Economy fell sharply in fourth quarter
The U.S. economy shrank in the fourth quarter of last year as consumer spending recorded the worst slide in the postwar era.
The 3.8 percent annual pace of contraction in the final three months of last year was less than forecast, with a buildup of unsold goods cushioning the blow, but was the largest quarterly decline since 1982. Without the jump in inventories, the contraction would have been 5.1 percent, the U.S. Commerce Department said today.
“It looks like the economy carried a lot of negative momentum into the first quarter,” former Federal Reserve Governor Laurence Meyer said in an interview with Bloomberg Television.
Gross domestic product (GDP) was forecast to contract at a 5.5 percent annual pace last quarter, according to the median estimate of 79 economists surveyed by Bloomberg News. Projected declines ranged from 3 percent to 7 percent.
Consumer spending, which accounts for more than two-thirds of the U.S. economy, dropped at a 3.5 percent annual rate last quarter following a 3.8 percent drop the previous three months, marking the first time purchases declined by more than 3 percent in consecutive quarters since record keeping began in 1947, Bloomberg reported.

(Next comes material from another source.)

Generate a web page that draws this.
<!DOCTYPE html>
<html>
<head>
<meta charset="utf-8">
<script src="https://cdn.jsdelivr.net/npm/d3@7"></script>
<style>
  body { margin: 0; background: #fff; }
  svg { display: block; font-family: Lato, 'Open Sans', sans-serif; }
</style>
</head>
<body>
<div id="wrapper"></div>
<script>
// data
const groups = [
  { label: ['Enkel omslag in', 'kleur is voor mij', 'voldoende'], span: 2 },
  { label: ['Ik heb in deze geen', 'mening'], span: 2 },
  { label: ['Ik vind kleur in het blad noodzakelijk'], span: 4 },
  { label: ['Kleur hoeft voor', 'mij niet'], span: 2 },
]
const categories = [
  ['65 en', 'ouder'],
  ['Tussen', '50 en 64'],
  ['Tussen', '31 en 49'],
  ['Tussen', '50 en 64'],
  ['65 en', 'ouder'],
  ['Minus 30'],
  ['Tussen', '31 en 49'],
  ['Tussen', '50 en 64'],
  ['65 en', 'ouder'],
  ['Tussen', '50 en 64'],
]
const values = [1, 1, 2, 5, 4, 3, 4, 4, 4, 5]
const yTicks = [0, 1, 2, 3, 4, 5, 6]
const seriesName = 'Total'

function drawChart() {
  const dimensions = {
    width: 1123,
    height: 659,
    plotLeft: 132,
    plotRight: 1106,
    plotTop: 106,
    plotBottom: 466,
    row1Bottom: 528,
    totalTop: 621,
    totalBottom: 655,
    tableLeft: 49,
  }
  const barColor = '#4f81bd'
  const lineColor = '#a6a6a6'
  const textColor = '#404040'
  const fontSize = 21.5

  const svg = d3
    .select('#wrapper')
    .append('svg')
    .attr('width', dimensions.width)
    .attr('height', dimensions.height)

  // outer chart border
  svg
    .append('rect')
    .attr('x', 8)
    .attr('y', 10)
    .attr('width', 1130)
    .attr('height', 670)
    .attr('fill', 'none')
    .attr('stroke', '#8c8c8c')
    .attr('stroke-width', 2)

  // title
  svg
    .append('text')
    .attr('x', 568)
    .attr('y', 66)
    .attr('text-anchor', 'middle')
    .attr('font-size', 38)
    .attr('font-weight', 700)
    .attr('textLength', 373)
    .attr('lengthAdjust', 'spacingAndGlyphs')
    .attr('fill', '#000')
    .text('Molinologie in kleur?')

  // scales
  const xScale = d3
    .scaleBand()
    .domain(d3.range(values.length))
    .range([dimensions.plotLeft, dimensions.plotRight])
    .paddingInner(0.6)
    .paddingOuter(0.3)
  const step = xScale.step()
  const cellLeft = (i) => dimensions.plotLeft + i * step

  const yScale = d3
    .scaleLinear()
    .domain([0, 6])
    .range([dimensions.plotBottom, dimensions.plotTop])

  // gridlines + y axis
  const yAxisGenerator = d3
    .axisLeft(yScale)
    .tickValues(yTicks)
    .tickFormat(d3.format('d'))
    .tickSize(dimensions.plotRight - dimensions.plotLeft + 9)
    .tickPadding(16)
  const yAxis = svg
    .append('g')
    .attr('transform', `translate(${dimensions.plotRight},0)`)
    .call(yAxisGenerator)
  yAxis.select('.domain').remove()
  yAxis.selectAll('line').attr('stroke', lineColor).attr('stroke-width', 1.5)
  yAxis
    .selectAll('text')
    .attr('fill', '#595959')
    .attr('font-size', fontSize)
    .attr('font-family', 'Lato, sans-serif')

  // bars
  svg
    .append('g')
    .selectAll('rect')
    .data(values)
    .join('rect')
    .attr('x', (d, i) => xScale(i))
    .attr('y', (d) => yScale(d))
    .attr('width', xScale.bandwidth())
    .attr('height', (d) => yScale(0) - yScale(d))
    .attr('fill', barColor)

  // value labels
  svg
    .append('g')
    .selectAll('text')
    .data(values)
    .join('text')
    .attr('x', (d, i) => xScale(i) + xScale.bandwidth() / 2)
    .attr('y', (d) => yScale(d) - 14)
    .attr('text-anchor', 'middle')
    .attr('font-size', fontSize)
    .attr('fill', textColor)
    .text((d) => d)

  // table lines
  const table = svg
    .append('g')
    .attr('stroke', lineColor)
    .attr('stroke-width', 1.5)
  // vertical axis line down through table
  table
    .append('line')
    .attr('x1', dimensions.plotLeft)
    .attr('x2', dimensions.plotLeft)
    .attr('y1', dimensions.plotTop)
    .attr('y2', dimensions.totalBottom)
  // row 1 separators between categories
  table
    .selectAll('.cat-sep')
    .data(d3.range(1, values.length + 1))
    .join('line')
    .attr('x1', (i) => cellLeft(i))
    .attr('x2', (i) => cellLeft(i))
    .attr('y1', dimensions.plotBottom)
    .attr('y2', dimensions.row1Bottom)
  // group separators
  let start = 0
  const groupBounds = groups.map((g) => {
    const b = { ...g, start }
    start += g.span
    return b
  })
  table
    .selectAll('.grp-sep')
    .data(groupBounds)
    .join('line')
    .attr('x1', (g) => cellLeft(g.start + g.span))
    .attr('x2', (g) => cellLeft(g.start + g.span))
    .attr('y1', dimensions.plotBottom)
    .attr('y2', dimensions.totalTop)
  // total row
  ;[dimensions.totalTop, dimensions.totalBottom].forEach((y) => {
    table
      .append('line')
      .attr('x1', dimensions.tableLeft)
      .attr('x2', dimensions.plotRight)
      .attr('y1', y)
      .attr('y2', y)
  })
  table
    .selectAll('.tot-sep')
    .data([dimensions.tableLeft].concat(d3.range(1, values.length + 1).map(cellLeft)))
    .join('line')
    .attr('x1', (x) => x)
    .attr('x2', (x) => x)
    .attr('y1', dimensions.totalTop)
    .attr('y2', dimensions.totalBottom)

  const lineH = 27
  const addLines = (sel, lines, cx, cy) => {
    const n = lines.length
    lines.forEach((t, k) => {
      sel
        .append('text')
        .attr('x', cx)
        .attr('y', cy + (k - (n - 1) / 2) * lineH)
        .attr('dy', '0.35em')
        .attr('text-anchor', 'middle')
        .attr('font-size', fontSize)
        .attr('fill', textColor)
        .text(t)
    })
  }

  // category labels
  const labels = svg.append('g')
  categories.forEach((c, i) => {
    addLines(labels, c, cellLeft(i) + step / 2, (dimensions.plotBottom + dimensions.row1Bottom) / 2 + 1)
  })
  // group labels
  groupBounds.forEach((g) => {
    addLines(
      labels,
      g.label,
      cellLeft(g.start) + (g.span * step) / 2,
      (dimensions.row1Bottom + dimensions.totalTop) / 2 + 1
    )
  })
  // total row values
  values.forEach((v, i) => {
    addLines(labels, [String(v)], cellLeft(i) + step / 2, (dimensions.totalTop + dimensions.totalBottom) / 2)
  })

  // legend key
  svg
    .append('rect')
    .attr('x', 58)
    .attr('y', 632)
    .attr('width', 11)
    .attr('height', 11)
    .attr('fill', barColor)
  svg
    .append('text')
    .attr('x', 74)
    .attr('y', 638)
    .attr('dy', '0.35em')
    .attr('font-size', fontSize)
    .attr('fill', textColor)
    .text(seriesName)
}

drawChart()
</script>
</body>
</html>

For all of 2008, the economy expanded 1.3 percent as a boost from exports and government tax rebates in the first half of the year helped offset the deepening spending slump.
Some economists cautioned that the smaller-than-expected drop in economic activity wasn’t good news, but a warning sign about further weakness ahead.
“Today’s GDP report is no cause for celebration,” Jay Bryson, global economist for Wachovia Corp., told CNNMoney.com. “The economy is even weaker than the number would suggest.”